Tarif pajak pertambahan nilai (PPN) Indonesia termasuk salah satu yang tertinggi di Asia Tenggara. Saat ini tarif PPN sebesar 11% dan akan dinaikkan menjadi 12% mulai 1 Januari 2025. Hal ini diatur dalam Undang-undang nomor 7 tahun 2021 tentang Harmonisasi Peraturan Perpajakan (HPP).
Di Asia Tenggara, hanya Filipina yang menetapkan tarif PPN sebesar 12%. Negara-negara lain, menerapkan pajak yang lebih rendah.
Meski sudah diatur dalam UU HPP, Menteri Keuangan Sri Mulyani mengatakan, pemerintah tidak menutup kemungkinan menunda kenaikan tarif. Ini karena penerapan tarif PPN 12% tetap akan mengikuti peraturan dan etika politik yang santun.
“PPN 12% itu sesuai dengan fatsun politiknya saja, undang-undang harmonisasi perpajakan yang dibahas kita semua setuju, namun kita juga harus menghormati pemerintahan baru, “ ujar Sri Mulyani dalam rapat kerja bersama Komisi XI DPR RI di Jakarta, pada Selasa, 19 Maret 2024.
Dia mengatakan akan ada pembahasan soal target penerimaan pajak dalam pemerintahan baru. Jika target penerimaan masih menggunakan tarif 11%, pemerintah bisa melakukan penyesuaian terhadap UU HPP.
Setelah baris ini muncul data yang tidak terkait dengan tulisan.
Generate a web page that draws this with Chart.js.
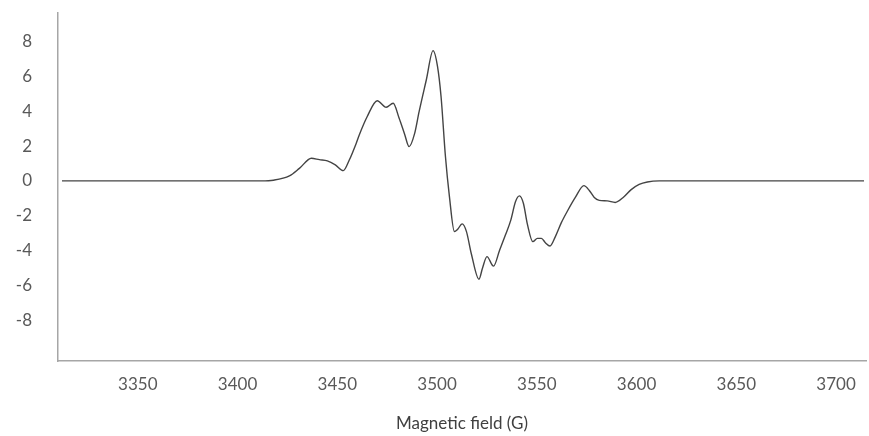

Anggota Komisi XI DPR RI Andreas Eddy Susetyo menilai kenaikan PPN 12% akan berdampak pada pelemahan daya beli masyarakat, terutama kalangan kelas menengah yang pendapatannya di kisaran Rp4 juta - Rp5 juta per bulan.
Menurut Eddy, ada perbedaan kelompok kelas menengah dengan kelompok bawah atau masyarakat miskin yang menjadi target sasaran kebijakan bantuan sosial (bansos) pemerintah. Sebab, kelompok menengah tidak memiliki ketahanan yang cukup untuk mengakomodasi dampak kenaikan inflasi.
Sementara itu, kelompok menengah memiliki peran signifikan dalam menopang perekonomian. Bila kelompok ini tidak mendapatkan perhatian, ada kemungkinan masyarakat kelas menengah turun kelas ke kelompok miskin. “Kami ingin agar kenaikan PPN 12% dikaji kembali,” ujar Andreas.